Page:Earle, Liberty to Trade as Buttressed by National Law, 1909 51.jpg

From Wikisource
Jump to navigation Jump to search
This page has been proofread, but needs to be validated.

CHAPTER VIII

Restraints Through Invading Liberty

There are certain rights which the Constitution of the United States protects from State invasion—they are many;—but a few which it especially cherishes by protecting them from both State and individual invasion. Broadly speaking, general inherent rights are of the former class, while those which originate in the Constitution itself are alone of the latter. I am not attempting to state this with exactness, or that it may be definitely relied upon, but as a view generally and alone for another purpose. Now, while "liberty" is of the former class, liberty to engage in national trade is of the select few in the higher class coming under the direct protection of the national law, no matter by whom invaded.

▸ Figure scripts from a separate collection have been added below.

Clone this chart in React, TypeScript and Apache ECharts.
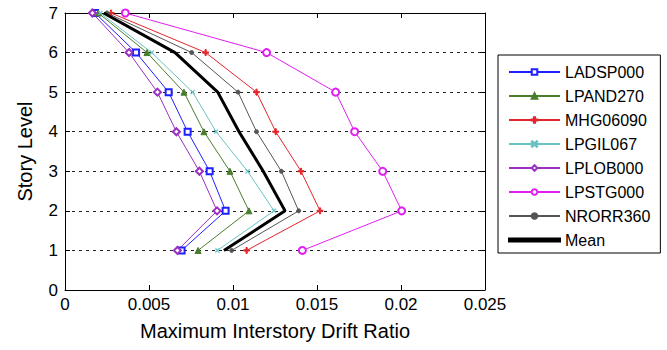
import React, { useEffect, useRef } from "react";
import * as echarts from "echarts";

const storyLevels = [1, 2, 3, 4, 5, 6, 7];
const seriesNames = ["LADSP000", "LPAND270", "MHG06090", "LPGIL067", "LPLOB000", "LPSTG000", "NRORR360", "Mean"];
const ladsp000 = [0.00694, 0.00956, 0.00861, 0.0073, 0.00617, 0.00423, 0.00179];
const lpand270 = [0.00792, 0.01095, 0.00982, 0.00827, 0.00708, 0.00488, 0.00198];
const mhg06090 = [0.01081, 0.01518, 0.01405, 0.01254, 0.0114, 0.00837, 0.00274];
const lpgil067 = [0.00907, 0.01244, 0.01087, 0.00899, 0.0076, 0.00516, 0.0021];
const lplob000 = [0.00669, 0.00905, 0.008, 0.00663, 0.0055, 0.00381, 0.00163];
const lpstg000 = [0.01413, 0.02004, 0.01891, 0.01724, 0.01611, 0.012, 0.00359];
const nrorr360 = [0.00992, 0.01391, 0.01288, 0.0114, 0.0103, 0.00754, 0.0025];
const meanDrift = [0.00946, 0.0131, 0.0118, 0.01036, 0.00909, 0.00655, 0.0023];
const xTicks = [0, 0.005, 0.01, 0.015, 0.02, 0.025];

const FONT = "'Liberation Sans', Arial, Helvetica, sans-serif";
const PLUS = "path://M4,0H6V4H10V6H6V10H4V6H0V4H4Z";
const CROSS = "path://M1,0L5,4L9,0L10,1L6,5L10,9L9,10L5,6L1,10L0,9L4,5L0,1Z";
const THICK_LINE = "path://M0,0H100V6H0Z";

const seriesDefs = [
  { data: ladsp000, color: "#1f1fff", symbol: "emptyRect", size: 6, width: 1 },
  { data: lpand270, color: "#4a7d2c", symbol: "triangle", size: 6, width: 1 },
  { data: mhg06090, color: "#e3262b", symbol: PLUS, size: 6, width: 1 },
  { data: lpgil067, color: "#6cc2c2", symbol: CROSS, size: 4, width: 1 },
  { data: lplob000, color: "#9b2fc2", symbol: "emptyDiamond", size: 7, width: 1 },
  { data: lpstg000, color: "#e01ff0", symbol: "emptyCircle", size: 7, width: 1 },
  { data: nrorr360, color: "#555555", symbol: "circle", size: 4, width: 1 },
  { data: meanDrift, color: "#000000", symbol: "none", size: 0, width: 3 },
];

export default function App() {
  const ref = useRef<HTMLDivElement>(null);
  useEffect(() => {
    document.body.style.margin = "0";
    if (!ref.current) return;
    const chart = echarts.init(ref.current, null, { renderer: "svg" });
    const series = seriesDefs.map((d, i) => ({
      name: seriesNames[i],
      type: "line",
      xAxisIndex: 0,
      yAxisIndex: 0,
      data: d.data.map((x, j) => [x, storyLevels[j]]),
      symbol: d.symbol,
      symbolSize: d.size,
      showSymbol: d.symbol !== "none",
      lineStyle: { color: d.color, width: d.width },
      itemStyle: { color: d.color, borderColor: d.color, borderWidth: 1 },
      emphasis: { disabled: true },
      z: i === 7 ? 3 : 2,
    }));
    const axisCommon = {
      axisLine: { show: true, onZero: false, lineStyle: { color: "#000", width: 1 } },
      axisTick: { show: true, inside: true, length: 5, lineStyle: { color: "#000" } },
    };
    chart.setOption({
      animation: false,
      backgroundColor: "#fff",
      textStyle: { fontFamily: FONT },
      grid: { left: 65, right: 182, top: 13, bottom: 60, containLabel: false },
      legend: {
        orient: "vertical",
        left: 498,
        top: 55,
        data: seriesNames.map((n, i) =>
          i === 7 ? { name: n, icon: THICK_LINE } : { name: n }
        ),
        backgroundColor: "#fff",
        borderColor: "#000",
        borderWidth: 1,
        padding: [9, 10, 5, 10],
        itemGap: 8,
        itemWidth: 51,
        itemHeight: 7,
        textStyle: { fontSize: 16, lineHeight: 16, color: "#000", fontFamily: FONT },
      },
      xAxis: [
        {
          type: "value",
          min: 0,
          max: 0.025,
          interval: 0.005,
          position: "bottom",
          ...axisCommon,
          axisLabel: {
            fontSize: 17,
            color: "#000",
            fontFamily: FONT,
            margin: 6,
            formatter: (v: number) => {
              const t = xTicks.find((k) => Math.abs(k - v) < 1e-9);
              return t === undefined ? "" : String(t);
            },
          },
          splitLine: { show: false },
          name: "Maximum Interstory Drift Ratio",
          nameLocation: "middle",
          nameGap: 31,
          nameTextStyle: { fontSize: 20, color: "#000", fontFamily: FONT },
        },
        {
          type: "value",
          min: 0,
          max: 0.025,
          interval: 0.005,
          position: "top",
          ...axisCommon,
          axisLabel: { show: false },
          splitLine: { show: false },
        },
      ],
      yAxis: [
        {
          type: "value",
          min: 0,
          max: 7,
          interval: 1,
          position: "left",
          ...axisCommon,
          axisLabel: { fontSize: 17, color: "#000", fontFamily: FONT, margin: 7 },
          splitLine: { show: true, lineStyle: { color: "#222", type: [3, 4], width: 1 } },
          name: "Story Level",
          nameLocation: "middle",
          nameGap: 30,
          nameTextStyle: { fontSize: 20, color: "#000", fontFamily: FONT },
        },
        {
          type: "value",
          min: 0,
          max: 7,
          interval: 1,
          position: "right",
          ...axisCommon,
          axisLabel: { show: false },
          splitLine: { show: false },
        },
      ],
      series,
    });
    return () => chart.dispose();
  }, []);
  return <div ref={ref} style={{ width: 667, height: 350 }} />;
}
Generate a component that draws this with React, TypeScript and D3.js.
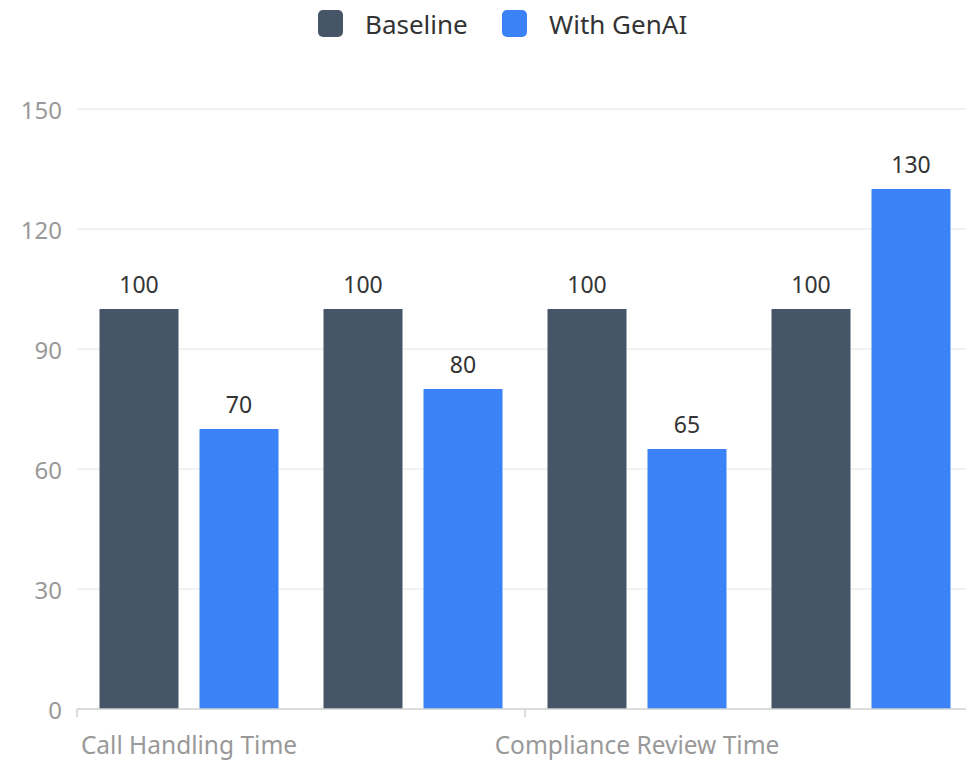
import React from "react";
import * as d3 from "d3";

const categories = [
  "Call Handling Time",
  "Email Response Time",
  "Compliance Review Time",
  "Customer Satisfaction",
];
const seriesNames = ["Baseline", "With GenAI"];
const baselineValues = [100, 100, 100, 100];
const genaiValues = [70, 80, 65, 130];
const yTicks = [0, 30, 60, 90, 120, 150];
const colors = ["#475569", "#3b82f6"];

const W = 966;
const H = 762;
const FONT = "'Noto Sans', 'Open Sans', sans-serif";

export default function App() {
  const left = 77;
  const catW = 224;
  const x = d3
    .scaleBand<string>()
    .domain(categories)
    .range([left, left + catW * categories.length])
    .paddingInner(0)
    .paddingOuter(0);
  const inner = d3
    .scaleBand<string>()
    .domain(seriesNames)
    .range([0, catW])
    .paddingInner(0.21)
    .paddingOuter(0.225);
  const y = d3.scaleLinear().domain([0, 150]).range([709, 109]);
  const series = [baselineValues, genaiValues];

  return (
    <svg
      width={W}
      height={H}
      style={{ position: "absolute", left: 0, top: 0, background: "#fff" }}
      fontFamily={FONT}
    >
      {/* grid */}
      {yTicks.map((t) => (
        <g key={t}>
          {t !== 0 && (
            <line x1={left} x2={W} y1={y(t)} y2={y(t)} stroke="#eeeeee" strokeWidth={1.5} />
          )}
          <text
            x={62}
            y={y(t)}
            textAnchor="end"
            dominantBaseline="central"
            fontSize={24}
            fill="#999999"
          >
            {t}
          </text>
        </g>
      ))}
      {/* bars */}
      {categories.map((c, ci) => (
        <g key={c}>
          {series.map((vals, si) => {
            const bx = (x(c) as number) + (inner(seriesNames[si]) as number);
            const bw = inner.bandwidth();
            return (
              <g key={si}>
                <rect x={bx} y={y(vals[ci])} width={bw} height={y(0) - y(vals[ci])} fill={colors[si]} />
                <text
                  x={bx + bw / 2}
                  y={y(vals[ci]) - 25}
                  textAnchor="middle"
                  dominantBaseline="central"
                  fontSize={23}
                  fill="#333"
                >
                  {vals[ci]}
                </text>
              </g>
            );
          })}
        </g>
      ))}
      {/* x axis */}
      <line x1={left} x2={W} y1={y(0)} y2={y(0)} stroke="#d0d0d0" strokeWidth={1.5} />
      {categories.map((c, ci) =>
        ci % 2 === 0 ? (
          <g key={c}>
            <line x1={x(c) as number} x2={x(c) as number} y1={y(0)} y2={y(0) + 8} stroke="#d0d0d0" strokeWidth={1.5} />
            <text
              x={(x(c) as number) + catW / 2}
              y={y(0) + 35}
              textAnchor="middle"
              dominantBaseline="central"
              fontSize={24.5}
              fill="#999999"
            >
              {c}
            </text>
          </g>
        ) : null
      )}
      {/* legend */}
      {seriesNames.map((s, i) => {
        const lx = [318, 502][i];
        return (
          <g key={s}>
            <rect x={lx} y={10} width={25} height={27} rx={5} fill={colors[i]} />
            <text x={lx + 47} y={23.5} dominantBaseline="central" fontSize={26} fill="#333">
              {s}
            </text>
          </g>
        );
      })}
    </svg>
  );
}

While the Constitution leaves the great body of liberty to the protection of the States, except where invaded by the States, it also recognizes it as an "inalienable" right, and protects it even from the States themselves. It can, therefore, in no degree be doubted that liberty is a right of every citizen of the United States. But what is liberty? Simply "the power of election or free choice." "In this consists freedom, viz: in our being able to act or not to act as we shall choose or will."[1] As at common law, no invasion of "free discretion," that is, liberty to engage in one's own unsold trade,[2] is ever


  1. Locke, H. U. ii, xxi, 27.
  2. Ipswich Tailor's Case, 2 Coke R. 53a.